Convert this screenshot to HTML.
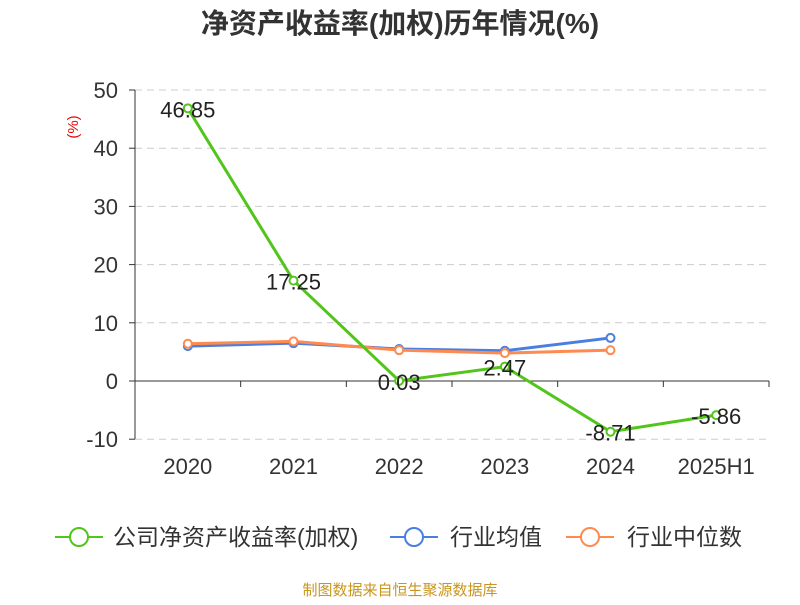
<!DOCTYPE html>
<html><head><meta charset="utf-8"><style>
body{margin:0;background:#fff;font-family:"Liberation Sans","Noto Sans CJK SC",sans-serif}
</style></head><body>
<svg id="c" width="800" height="600" xmlns="http://www.w3.org/2000/svg" font-family="Liberation Sans, Noto Sans CJK SC, sans-serif">
<text x="400" y="33" text-anchor="middle" font-size="28" font-weight="bold" fill="#333">净资产收益率(加权)历年情况(%)</text>
<text x="78" y="127" text-anchor="middle" font-size="15" fill="#e00" transform="rotate(-90 78 127)">(%)</text>
<g id="grid"></g><g id="axes"></g><g id="series"></g>
<g>
<g><line x1="55" y1="537" x2="103" y2="537" stroke="#52c41a" stroke-width="2"/><circle cx="79" cy="537" r="9" fill="#fff" stroke="#52c41a" stroke-width="2"/><text x="113" y="545" font-size="23" fill="#333">公司净资产收益率(加权)</text></g>
<g><line x1="390" y1="537" x2="438" y2="537" stroke="#4a7fe0" stroke-width="2"/><circle cx="414" cy="537" r="9" fill="#fff" stroke="#4a7fe0" stroke-width="2"/><text x="450" y="545" font-size="23" fill="#333">行业均值</text></g>
<g><line x1="566" y1="537" x2="614" y2="537" stroke="#ff8a50" stroke-width="2"/><circle cx="590" cy="537" r="9" fill="#fff" stroke="#ff8a50" stroke-width="2"/><text x="627" y="545" font-size="23" fill="#333">行业中位数</text></g>
</g>
<text x="400" y="595" text-anchor="middle" font-size="15" fill="#c8961e">制图数据来自恒生聚源数据库</text>
</svg>
<script>
const categories=["2020","2021","2022","2023","2024","2025H1"];
const company=[46.85,17.25,0.03,2.47,-8.71,-5.86];
const industryAvg=[6.0,6.5,5.5,5.2,7.4];
const industryMedian=[6.4,6.8,5.3,4.8,5.3];
const yTicks=[-10,0,10,20,30,40,50];
const NS="http://www.w3.org/2000/svg";
const x0=135,x1=769,yTop=90,yBot=439;
const step=(x1-x0)/categories.length;
const xs=i=>x0+step*(i+0.5);
const ys=v=>381-(v/10)*58.2;
function mk(tag,attrs,parent){const e=document.createElementNS(NS,tag);for(const k in attrs)e.setAttribute(k,attrs[k]);document.getElementById(parent).appendChild(e);return e;}
yTicks.forEach(t=>{
 if(t!==0){const g=mk('line',{x1:x0,x2:x1,y1:ys(t),y2:ys(t),stroke:'#ccc','stroke-dasharray':'7,5'},'grid');
 
 }
 const tk=mk('line',{x1:x0-6,x2:x0,y1:ys(t),y2:ys(t),stroke:'#333'},'axes');
 
 
 const l=mk('text',{x:x0-17,y:ys(t)+8,'text-anchor':'end','font-size':22,fill:'#333'},'axes');l.textContent=t;
 
 
});
const ya=mk('line',{x1:x0,x2:x0,y1:yTop,y2:yBot,stroke:'#333'},'axes');


const xa=mk('line',{x1:x0,x2:x1,y1:ys(0),y2:ys(0),stroke:'#333'},'axes');


for(let i=0;i<=categories.length;i++){const t=mk('line',{x1:x0+step*i,x2:x0+step*i,y1:ys(0),y2:ys(0)+6,stroke:'#333'},'axes');
 
 }
categories.forEach((c,i)=>{const l=mk('text',{x:xs(i),y:474,'text-anchor':'middle','font-size':22,fill:'#333'},'axes');l.textContent=c;
 
 });
function series(vals,color,name,labels){
 const p=mk('polyline',{points:vals.map((v,i)=>xs(i)+','+ys(v)).join(' '),fill:'none',stroke:color,'stroke-width':3},'series');
 
 
 vals.forEach((v,i)=>{const c=mk('circle',{cx:xs(i),cy:ys(v),r:4,fill:'#fff',stroke:color,'stroke-width':2},'series');
  
  
  if(labels){const t=mk('text',{x:xs(i),y:ys(v)+9,'text-anchor':'middle','font-size':22,fill:'#222'},'series');t.textContent=v.toFixed(2);
  
  }});
}
series(industryAvg,'#4a7fe0','industry-avg',false);
series(industryMedian,'#ff8a50','industry-median',false);
series(company,'#52c41a','company',true);
</script>
</body></html>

# Problem:
Give every line above again exactly, with no pictures.

# Solved exercise:
Convert this screenshot to HTML.
<!DOCTYPE html>
<html><head><meta charset="utf-8"><style>
body{margin:0;background:#fff;font-family:"Liberation Sans","Noto Sans CJK SC",sans-serif}
</style></head><body>
<svg id="c" width="800" height="600" xmlns="http://www.w3.org/2000/svg" font-family="Liberation Sans, Noto Sans CJK SC, sans-serif">
<text x="400" y="33" text-anchor="middle" font-size="28" font-weight="bold" fill="#333">净资产收益率(加权)历年情况(%)</text>
<text x="78" y="127" text-anchor="middle" font-size="15" fill="#e00" transform="rotate(-90 78 127)">(%)</text>
<g id="grid"></g><g id="axes"></g><g id="series"></g>
<g>
<g><line x1="55" y1="537" x2="103" y2="537" stroke="#52c41a" stroke-width="2"/><circle cx="79" cy="537" r="9" fill="#fff" stroke="#52c41a" stroke-width="2"/><text x="113" y="545" font-size="23" fill="#333">公司净资产收益率(加权)</text></g>
<g><line x1="390" y1="537" x2="438" y2="537" stroke="#4a7fe0" stroke-width="2"/><circle cx="414" cy="537" r="9" fill="#fff" stroke="#4a7fe0" stroke-width="2"/><text x="450" y="545" font-size="23" fill="#333">行业均值</text></g>
<g><line x1="566" y1="537" x2="614" y2="537" stroke="#ff8a50" stroke-width="2"/><circle cx="590" cy="537" r="9" fill="#fff" stroke="#ff8a50" stroke-width="2"/><text x="627" y="545" font-size="23" fill="#333">行业中位数</text></g>
</g>
<text x="400" y="595" text-anchor="middle" font-size="15" fill="#c8961e">制图数据来自恒生聚源数据库</text>
</svg>
<script>
const categories=["2020","2021","2022","2023","2024","2025H1"];
const company=[46.85,17.25,0.03,2.47,-8.71,-5.86];
const industryAvg=[6.0,6.5,5.5,5.2,7.4];
const industryMedian=[6.4,6.8,5.3,4.8,5.3];
const yTicks=[-10,0,10,20,30,40,50];
const NS="http://www.w3.org/2000/svg";
const x0=135,x1=769,yTop=90,yBot=439;
const step=(x1-x0)/categories.length;
const xs=i=>x0+step*(i+0.5);
const ys=v=>381-(v/10)*58.2;
function mk(tag,attrs,parent){const e=document.createElementNS(NS,tag);for(const k in attrs)e.setAttribute(k,attrs[k]);document.getElementById(parent).appendChild(e);return e;}
yTicks.forEach(t=>{
 if(t!==0){const g=mk('line',{x1:x0,x2:x1,y1:ys(t),y2:ys(t),stroke:'#ccc','stroke-dasharray':'7,5'},'grid');
 
 }
 const tk=mk('line',{x1:x0-6,x2:x0,y1:ys(t),y2:ys(t),stroke:'#333'},'axes');
 
 
 const l=mk('text',{x:x0-17,y:ys(t)+8,'text-anchor':'end','font-size':22,fill:'#333'},'axes');l.textContent=t;
 
 
});
const ya=mk('line',{x1:x0,x2:x0,y1:yTop,y2:yBot,stroke:'#333'},'axes');


const xa=mk('line',{x1:x0,x2:x1,y1:ys(0),y2:ys(0),stroke:'#333'},'axes');


for(let i=0;i<=categories.length;i++){const t=mk('line',{x1:x0+step*i,x2:x0+step*i,y1:ys(0),y2:ys(0)+6,stroke:'#333'},'axes');
 
 }
categories.forEach((c,i)=>{const l=mk('text',{x:xs(i),y:474,'text-anchor':'middle','font-size':22,fill:'#333'},'axes');l.textContent=c;
 
 });
function series(vals,color,name,labels){
 const p=mk('polyline',{points:vals.map((v,i)=>xs(i)+','+ys(v)).join(' '),fill:'none',stroke:color,'stroke-width':3},'series');
 
 
 vals.forEach((v,i)=>{const c=mk('circle',{cx:xs(i),cy:ys(v),r:4,fill:'#fff',stroke:color,'stroke-width':2},'series');
  
  
  if(labels){const t=mk('text',{x:xs(i),y:ys(v)+9,'text-anchor':'middle','font-size':22,fill:'#222'},'series');t.textContent=v.toFixed(2);
  
  }});
}
series(industryAvg,'#4a7fe0','industry-avg',false);
series(industryMedian,'#ff8a50','industry-median',false);
series(company,'#52c41a','company',true);
</script>
</body></html>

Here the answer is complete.